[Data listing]
____

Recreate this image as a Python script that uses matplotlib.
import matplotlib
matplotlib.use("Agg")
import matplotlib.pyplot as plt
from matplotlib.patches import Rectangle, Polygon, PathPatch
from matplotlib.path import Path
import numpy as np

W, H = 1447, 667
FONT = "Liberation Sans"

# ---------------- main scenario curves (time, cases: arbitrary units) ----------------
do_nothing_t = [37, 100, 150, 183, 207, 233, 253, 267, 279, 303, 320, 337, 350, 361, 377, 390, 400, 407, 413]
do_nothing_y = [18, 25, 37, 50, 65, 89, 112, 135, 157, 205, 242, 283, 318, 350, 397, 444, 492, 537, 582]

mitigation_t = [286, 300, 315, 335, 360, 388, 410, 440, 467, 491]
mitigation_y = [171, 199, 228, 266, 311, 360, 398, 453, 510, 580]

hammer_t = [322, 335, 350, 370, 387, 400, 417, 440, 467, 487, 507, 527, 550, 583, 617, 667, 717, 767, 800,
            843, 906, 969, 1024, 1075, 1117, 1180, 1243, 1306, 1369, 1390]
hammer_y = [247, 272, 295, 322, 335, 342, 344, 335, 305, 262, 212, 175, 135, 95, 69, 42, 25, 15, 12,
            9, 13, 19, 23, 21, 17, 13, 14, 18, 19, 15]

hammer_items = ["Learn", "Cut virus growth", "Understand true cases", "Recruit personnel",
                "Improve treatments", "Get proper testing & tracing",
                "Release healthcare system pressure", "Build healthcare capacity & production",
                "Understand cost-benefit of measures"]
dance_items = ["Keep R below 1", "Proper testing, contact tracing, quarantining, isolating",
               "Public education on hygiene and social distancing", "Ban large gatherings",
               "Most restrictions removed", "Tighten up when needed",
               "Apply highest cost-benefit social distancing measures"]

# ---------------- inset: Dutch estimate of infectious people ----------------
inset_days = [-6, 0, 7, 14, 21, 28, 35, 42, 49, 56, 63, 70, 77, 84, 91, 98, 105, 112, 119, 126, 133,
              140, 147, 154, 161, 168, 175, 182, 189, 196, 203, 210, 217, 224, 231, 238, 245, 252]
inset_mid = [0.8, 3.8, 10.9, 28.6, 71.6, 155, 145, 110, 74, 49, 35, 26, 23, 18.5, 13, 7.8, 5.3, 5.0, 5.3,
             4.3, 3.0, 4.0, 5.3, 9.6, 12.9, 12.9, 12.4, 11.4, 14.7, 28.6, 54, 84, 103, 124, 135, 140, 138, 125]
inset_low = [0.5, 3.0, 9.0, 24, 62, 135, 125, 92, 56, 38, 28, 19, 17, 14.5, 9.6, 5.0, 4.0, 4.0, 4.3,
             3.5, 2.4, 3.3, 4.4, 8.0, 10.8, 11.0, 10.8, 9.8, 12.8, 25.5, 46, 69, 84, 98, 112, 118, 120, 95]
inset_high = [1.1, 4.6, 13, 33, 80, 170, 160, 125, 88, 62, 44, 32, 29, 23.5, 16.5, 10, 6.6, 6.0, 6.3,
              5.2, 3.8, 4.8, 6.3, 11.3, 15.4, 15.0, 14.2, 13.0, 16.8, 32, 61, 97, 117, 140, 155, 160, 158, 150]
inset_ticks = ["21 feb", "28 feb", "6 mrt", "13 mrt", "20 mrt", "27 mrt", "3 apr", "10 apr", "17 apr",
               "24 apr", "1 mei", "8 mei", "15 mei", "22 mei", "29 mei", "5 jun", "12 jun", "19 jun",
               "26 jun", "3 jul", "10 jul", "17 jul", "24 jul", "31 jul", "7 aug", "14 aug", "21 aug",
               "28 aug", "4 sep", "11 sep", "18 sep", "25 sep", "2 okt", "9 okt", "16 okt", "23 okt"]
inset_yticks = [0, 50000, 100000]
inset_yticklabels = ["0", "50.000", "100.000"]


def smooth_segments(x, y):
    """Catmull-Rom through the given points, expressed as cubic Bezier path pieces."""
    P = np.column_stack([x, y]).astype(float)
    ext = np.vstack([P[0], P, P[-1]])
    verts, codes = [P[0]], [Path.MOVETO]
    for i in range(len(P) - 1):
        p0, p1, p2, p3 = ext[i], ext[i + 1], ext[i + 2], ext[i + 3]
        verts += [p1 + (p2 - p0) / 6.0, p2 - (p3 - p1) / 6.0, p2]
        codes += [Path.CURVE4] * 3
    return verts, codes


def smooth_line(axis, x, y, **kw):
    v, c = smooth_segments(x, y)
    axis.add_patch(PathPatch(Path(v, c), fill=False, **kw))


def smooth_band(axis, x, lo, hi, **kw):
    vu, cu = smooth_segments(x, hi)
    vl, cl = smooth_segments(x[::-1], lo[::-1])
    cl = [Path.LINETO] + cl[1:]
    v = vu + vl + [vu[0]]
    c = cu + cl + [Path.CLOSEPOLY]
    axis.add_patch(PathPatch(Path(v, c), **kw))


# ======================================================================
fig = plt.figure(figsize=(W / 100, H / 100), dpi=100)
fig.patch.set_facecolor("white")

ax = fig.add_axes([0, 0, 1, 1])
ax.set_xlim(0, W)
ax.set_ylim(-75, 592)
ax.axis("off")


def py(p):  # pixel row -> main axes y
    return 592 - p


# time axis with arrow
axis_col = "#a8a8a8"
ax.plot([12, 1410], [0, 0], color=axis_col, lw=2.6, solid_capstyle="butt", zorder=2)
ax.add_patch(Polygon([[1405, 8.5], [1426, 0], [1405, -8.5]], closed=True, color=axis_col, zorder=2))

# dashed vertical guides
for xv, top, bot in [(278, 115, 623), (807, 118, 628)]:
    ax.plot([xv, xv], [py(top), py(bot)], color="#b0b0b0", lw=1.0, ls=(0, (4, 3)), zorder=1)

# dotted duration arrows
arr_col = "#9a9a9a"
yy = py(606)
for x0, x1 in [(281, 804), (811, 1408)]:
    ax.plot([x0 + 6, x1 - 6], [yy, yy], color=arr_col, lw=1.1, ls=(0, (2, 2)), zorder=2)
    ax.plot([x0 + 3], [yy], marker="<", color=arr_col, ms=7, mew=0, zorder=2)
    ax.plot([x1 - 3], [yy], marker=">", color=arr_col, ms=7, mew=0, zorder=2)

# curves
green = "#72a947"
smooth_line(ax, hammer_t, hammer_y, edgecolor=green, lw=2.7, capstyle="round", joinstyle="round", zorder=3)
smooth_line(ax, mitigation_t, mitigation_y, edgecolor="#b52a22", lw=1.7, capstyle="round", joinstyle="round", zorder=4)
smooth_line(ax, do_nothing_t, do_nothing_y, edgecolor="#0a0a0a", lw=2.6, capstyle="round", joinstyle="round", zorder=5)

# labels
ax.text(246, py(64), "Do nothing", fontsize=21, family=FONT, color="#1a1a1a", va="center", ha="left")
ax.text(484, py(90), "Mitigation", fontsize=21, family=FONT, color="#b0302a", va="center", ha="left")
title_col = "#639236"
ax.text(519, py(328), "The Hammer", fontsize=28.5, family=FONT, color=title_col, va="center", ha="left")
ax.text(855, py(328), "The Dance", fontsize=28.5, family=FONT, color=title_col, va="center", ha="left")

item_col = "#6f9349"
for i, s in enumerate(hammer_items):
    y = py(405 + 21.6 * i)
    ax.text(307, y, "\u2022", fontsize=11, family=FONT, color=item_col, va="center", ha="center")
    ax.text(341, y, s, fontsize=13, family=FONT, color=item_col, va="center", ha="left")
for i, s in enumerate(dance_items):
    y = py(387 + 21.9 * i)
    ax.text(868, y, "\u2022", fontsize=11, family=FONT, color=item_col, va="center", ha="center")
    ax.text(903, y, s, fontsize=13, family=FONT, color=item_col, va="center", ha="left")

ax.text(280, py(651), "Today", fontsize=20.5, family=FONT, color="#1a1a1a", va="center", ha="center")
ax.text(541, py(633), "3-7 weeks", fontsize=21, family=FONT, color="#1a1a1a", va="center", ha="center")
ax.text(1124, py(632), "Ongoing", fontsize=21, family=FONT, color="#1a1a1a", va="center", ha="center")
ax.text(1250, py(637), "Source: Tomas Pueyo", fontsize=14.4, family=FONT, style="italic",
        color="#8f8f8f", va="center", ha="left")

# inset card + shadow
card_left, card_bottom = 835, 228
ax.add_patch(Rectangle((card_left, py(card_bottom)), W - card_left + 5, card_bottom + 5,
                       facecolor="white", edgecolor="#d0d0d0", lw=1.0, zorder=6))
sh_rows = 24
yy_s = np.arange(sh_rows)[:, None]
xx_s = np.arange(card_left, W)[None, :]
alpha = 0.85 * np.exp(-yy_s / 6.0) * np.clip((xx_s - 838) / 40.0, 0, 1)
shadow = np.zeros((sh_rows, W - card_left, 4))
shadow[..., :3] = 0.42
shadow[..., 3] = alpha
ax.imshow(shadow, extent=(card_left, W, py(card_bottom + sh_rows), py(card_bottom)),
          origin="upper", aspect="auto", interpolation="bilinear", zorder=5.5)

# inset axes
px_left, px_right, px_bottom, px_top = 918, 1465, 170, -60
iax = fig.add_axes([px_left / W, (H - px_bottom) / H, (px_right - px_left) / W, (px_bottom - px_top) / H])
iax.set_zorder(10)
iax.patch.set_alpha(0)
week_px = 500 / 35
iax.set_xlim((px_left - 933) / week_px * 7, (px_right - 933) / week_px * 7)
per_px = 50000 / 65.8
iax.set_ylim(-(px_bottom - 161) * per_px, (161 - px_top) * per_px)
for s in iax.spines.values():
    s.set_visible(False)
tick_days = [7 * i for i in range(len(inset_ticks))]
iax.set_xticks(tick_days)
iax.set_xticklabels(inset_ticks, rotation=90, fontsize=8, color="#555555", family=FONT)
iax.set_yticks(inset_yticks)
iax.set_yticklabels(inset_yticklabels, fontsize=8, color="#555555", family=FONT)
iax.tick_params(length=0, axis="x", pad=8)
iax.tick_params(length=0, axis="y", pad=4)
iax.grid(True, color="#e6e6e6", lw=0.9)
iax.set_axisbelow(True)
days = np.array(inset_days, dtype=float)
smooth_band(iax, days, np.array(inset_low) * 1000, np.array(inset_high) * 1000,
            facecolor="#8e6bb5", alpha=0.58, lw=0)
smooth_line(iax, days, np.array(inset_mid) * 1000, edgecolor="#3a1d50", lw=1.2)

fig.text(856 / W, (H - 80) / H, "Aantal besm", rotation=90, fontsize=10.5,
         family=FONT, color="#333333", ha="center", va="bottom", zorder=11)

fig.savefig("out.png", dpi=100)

____

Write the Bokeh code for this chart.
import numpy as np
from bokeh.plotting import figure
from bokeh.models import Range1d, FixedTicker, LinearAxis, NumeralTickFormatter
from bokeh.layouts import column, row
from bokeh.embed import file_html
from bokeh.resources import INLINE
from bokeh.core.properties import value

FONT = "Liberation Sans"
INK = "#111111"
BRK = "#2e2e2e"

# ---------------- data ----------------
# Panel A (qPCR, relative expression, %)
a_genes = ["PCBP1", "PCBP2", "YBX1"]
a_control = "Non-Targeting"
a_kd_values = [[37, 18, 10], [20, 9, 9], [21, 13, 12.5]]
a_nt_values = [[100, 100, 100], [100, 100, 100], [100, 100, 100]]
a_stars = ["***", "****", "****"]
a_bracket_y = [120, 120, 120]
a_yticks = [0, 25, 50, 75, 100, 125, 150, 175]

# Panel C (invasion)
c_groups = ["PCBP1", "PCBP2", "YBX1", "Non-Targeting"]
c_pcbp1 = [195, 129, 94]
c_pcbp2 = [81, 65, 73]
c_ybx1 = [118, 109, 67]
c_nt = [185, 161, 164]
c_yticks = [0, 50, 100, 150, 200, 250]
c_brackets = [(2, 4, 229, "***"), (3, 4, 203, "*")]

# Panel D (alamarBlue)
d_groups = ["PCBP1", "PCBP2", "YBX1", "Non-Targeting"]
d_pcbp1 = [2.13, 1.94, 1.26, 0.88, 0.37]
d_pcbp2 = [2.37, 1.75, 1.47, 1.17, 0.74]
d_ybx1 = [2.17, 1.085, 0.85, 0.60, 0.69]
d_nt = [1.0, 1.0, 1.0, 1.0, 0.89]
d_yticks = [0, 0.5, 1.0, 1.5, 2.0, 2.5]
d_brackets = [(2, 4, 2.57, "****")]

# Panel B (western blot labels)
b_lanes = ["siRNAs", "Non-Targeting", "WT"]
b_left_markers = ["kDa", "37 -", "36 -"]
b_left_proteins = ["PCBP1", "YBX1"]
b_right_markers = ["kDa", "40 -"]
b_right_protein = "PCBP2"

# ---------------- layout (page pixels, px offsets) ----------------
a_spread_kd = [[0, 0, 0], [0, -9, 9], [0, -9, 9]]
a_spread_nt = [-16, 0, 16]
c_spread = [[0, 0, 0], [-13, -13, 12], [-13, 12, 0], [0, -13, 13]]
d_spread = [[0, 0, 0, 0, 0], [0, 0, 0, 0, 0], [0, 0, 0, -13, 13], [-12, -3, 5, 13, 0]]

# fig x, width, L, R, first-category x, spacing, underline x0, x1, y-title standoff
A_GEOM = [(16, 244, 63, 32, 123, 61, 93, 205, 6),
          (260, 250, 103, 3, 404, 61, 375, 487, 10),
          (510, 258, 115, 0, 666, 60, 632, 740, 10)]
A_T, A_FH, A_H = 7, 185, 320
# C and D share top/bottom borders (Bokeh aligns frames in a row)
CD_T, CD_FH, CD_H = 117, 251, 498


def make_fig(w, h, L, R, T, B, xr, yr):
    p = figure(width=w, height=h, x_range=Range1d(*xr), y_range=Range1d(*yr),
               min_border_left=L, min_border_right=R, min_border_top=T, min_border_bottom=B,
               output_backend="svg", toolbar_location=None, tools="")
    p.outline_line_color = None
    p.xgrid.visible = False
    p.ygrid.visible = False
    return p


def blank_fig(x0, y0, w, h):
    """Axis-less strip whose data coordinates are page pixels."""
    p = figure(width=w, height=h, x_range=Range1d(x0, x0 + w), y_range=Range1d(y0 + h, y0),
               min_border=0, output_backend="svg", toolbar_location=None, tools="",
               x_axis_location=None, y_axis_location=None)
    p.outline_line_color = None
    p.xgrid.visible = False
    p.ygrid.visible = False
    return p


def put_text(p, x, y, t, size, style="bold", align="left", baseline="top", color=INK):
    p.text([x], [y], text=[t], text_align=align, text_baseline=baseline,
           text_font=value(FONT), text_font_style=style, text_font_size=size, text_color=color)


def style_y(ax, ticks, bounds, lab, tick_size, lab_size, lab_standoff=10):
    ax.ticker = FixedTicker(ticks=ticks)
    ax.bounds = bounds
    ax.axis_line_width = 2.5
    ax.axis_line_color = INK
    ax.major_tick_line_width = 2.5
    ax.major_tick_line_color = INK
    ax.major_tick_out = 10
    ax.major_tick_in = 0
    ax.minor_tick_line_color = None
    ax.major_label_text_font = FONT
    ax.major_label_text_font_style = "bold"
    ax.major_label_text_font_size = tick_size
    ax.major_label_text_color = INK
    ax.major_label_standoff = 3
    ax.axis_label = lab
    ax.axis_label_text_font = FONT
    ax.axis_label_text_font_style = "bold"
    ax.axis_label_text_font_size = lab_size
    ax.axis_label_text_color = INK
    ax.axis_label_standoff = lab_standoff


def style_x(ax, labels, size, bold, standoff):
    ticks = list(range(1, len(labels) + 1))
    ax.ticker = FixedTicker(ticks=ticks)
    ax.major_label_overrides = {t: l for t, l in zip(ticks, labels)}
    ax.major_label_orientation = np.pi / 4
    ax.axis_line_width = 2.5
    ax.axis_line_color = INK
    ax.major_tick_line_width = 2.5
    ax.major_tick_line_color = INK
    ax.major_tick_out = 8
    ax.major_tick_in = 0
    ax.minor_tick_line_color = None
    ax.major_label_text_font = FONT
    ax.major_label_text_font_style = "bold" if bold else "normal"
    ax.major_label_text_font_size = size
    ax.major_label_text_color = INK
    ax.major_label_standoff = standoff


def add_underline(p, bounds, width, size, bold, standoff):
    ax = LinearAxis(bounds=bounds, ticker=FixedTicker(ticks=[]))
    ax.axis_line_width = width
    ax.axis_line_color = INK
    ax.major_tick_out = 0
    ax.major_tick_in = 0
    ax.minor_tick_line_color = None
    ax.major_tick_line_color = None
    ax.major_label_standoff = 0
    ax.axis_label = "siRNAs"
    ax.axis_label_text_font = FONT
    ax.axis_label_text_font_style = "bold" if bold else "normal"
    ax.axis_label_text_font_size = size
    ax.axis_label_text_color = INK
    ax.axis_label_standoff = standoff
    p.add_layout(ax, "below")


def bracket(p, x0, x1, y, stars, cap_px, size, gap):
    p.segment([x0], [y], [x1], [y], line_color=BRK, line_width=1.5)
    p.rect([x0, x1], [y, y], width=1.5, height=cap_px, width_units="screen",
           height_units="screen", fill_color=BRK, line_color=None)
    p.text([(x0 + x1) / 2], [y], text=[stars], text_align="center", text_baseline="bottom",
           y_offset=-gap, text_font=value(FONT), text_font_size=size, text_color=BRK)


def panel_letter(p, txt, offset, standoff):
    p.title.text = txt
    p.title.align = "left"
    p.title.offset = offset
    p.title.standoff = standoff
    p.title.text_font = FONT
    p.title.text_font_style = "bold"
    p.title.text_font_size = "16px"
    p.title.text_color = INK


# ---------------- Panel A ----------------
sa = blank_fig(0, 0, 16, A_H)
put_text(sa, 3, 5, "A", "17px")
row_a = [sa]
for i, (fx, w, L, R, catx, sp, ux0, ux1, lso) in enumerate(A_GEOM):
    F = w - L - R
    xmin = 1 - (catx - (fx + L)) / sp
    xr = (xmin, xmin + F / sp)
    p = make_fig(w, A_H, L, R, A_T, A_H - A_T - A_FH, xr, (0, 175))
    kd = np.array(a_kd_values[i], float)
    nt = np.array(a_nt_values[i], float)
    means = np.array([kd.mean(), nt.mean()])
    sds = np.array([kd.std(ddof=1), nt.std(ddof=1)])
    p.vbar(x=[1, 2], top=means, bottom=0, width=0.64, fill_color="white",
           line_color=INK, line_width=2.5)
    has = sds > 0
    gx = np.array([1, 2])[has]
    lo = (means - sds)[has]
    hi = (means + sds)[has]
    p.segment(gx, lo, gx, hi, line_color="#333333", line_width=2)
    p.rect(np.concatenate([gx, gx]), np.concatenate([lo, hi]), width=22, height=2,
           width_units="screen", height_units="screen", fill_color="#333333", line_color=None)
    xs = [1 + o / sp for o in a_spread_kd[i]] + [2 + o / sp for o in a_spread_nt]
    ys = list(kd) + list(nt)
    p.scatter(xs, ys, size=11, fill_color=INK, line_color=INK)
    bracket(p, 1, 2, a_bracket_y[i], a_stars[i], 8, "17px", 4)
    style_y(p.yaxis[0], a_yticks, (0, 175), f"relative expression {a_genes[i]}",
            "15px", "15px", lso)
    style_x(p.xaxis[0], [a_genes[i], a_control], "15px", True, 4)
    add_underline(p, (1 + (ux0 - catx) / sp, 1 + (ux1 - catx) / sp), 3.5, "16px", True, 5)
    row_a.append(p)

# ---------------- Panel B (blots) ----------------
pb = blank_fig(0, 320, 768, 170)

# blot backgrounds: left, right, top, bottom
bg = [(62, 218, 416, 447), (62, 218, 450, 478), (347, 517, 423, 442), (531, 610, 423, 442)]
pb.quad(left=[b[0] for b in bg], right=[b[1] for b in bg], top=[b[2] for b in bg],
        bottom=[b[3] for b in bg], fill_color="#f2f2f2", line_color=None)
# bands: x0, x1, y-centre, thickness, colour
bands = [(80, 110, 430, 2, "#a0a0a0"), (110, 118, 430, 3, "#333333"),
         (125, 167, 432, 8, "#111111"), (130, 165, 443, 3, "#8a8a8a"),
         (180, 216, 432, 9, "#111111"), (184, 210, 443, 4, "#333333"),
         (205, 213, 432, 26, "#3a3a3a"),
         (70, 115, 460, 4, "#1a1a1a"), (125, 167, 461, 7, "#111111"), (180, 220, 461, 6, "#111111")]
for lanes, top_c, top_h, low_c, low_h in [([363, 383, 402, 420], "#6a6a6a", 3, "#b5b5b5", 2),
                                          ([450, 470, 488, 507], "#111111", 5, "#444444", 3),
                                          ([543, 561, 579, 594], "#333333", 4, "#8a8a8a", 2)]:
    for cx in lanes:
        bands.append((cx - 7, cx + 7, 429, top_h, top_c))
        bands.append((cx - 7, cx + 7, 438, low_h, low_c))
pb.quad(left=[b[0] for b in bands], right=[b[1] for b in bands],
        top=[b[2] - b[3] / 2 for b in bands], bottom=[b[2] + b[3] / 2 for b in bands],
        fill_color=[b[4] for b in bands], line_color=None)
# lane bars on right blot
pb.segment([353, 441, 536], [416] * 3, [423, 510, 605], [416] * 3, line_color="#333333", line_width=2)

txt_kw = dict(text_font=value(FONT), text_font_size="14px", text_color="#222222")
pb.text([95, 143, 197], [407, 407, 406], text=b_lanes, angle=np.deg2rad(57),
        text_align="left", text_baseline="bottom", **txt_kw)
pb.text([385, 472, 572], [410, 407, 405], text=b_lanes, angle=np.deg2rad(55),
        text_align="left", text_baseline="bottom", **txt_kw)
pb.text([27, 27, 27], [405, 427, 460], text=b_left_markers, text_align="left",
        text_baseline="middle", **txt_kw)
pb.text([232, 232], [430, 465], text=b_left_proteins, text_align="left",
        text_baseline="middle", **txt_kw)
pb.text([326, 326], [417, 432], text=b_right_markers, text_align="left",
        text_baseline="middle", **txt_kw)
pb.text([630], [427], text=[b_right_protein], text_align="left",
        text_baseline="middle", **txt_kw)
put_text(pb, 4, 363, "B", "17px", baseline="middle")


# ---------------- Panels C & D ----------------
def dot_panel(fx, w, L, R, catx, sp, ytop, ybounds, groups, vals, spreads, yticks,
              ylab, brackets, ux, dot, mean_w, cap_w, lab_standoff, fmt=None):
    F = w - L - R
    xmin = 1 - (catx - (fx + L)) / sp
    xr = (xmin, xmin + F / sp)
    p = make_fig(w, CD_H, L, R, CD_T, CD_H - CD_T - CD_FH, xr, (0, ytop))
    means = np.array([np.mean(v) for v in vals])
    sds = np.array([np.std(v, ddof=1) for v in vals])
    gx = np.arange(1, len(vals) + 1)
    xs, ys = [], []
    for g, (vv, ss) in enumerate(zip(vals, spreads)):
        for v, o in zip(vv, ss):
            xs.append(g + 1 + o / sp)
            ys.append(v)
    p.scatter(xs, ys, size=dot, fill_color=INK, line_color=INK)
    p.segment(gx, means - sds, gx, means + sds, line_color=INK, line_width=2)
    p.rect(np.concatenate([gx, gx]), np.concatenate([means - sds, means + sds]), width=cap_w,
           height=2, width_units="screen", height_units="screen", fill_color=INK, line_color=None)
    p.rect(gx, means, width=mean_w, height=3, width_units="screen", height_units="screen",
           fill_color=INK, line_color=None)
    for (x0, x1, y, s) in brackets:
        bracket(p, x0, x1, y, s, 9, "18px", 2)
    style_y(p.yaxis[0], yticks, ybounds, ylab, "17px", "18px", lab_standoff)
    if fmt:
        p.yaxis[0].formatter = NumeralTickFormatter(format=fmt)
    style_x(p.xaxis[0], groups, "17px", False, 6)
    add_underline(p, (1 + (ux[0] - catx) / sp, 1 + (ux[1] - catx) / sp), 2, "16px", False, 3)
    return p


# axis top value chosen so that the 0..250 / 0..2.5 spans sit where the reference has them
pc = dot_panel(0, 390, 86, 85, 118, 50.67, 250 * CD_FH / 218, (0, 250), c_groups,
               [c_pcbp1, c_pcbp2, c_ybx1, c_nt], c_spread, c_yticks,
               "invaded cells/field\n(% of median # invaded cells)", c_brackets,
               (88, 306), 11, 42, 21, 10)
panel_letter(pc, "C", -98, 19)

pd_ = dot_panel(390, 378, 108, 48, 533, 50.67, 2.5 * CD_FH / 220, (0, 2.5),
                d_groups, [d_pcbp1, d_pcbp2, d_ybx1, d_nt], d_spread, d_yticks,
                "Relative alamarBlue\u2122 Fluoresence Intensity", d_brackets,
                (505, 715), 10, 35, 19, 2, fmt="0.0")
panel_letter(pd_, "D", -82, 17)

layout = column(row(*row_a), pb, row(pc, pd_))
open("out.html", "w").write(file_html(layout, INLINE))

____

Set down, without any change, only the lines from the line that holds "Write the Bokeh code for this chart." through the line that holds "a_yticks = [0, 25, 50, 75, 100, 125, 150, 175]", both lines included.

Write the Bokeh code for this chart.
import numpy as np
from bokeh.plotting import figure
from bokeh.models import Range1d, FixedTicker, LinearAxis, NumeralTickFormatter
from bokeh.layouts import column, row
from bokeh.embed import file_html
from bokeh.resources import INLINE
from bokeh.core.properties import value

FONT = "Liberation Sans"
INK = "#111111"
BRK = "#2e2e2e"

# ---------------- data ----------------
# Panel A (qPCR, relative expression, %)
a_genes = ["PCBP1", "PCBP2", "YBX1"]
a_control = "Non-Targeting"
a_kd_values = [[37, 18, 10], [20, 9, 9], [21, 13, 12.5]]
a_nt_values = [[100, 100, 100], [100, 100, 100], [100, 100, 100]]
a_stars = ["***", "****", "****"]
a_bracket_y = [120, 120, 120]
a_yticks = [0, 25, 50, 75, 100, 125, 150, 175]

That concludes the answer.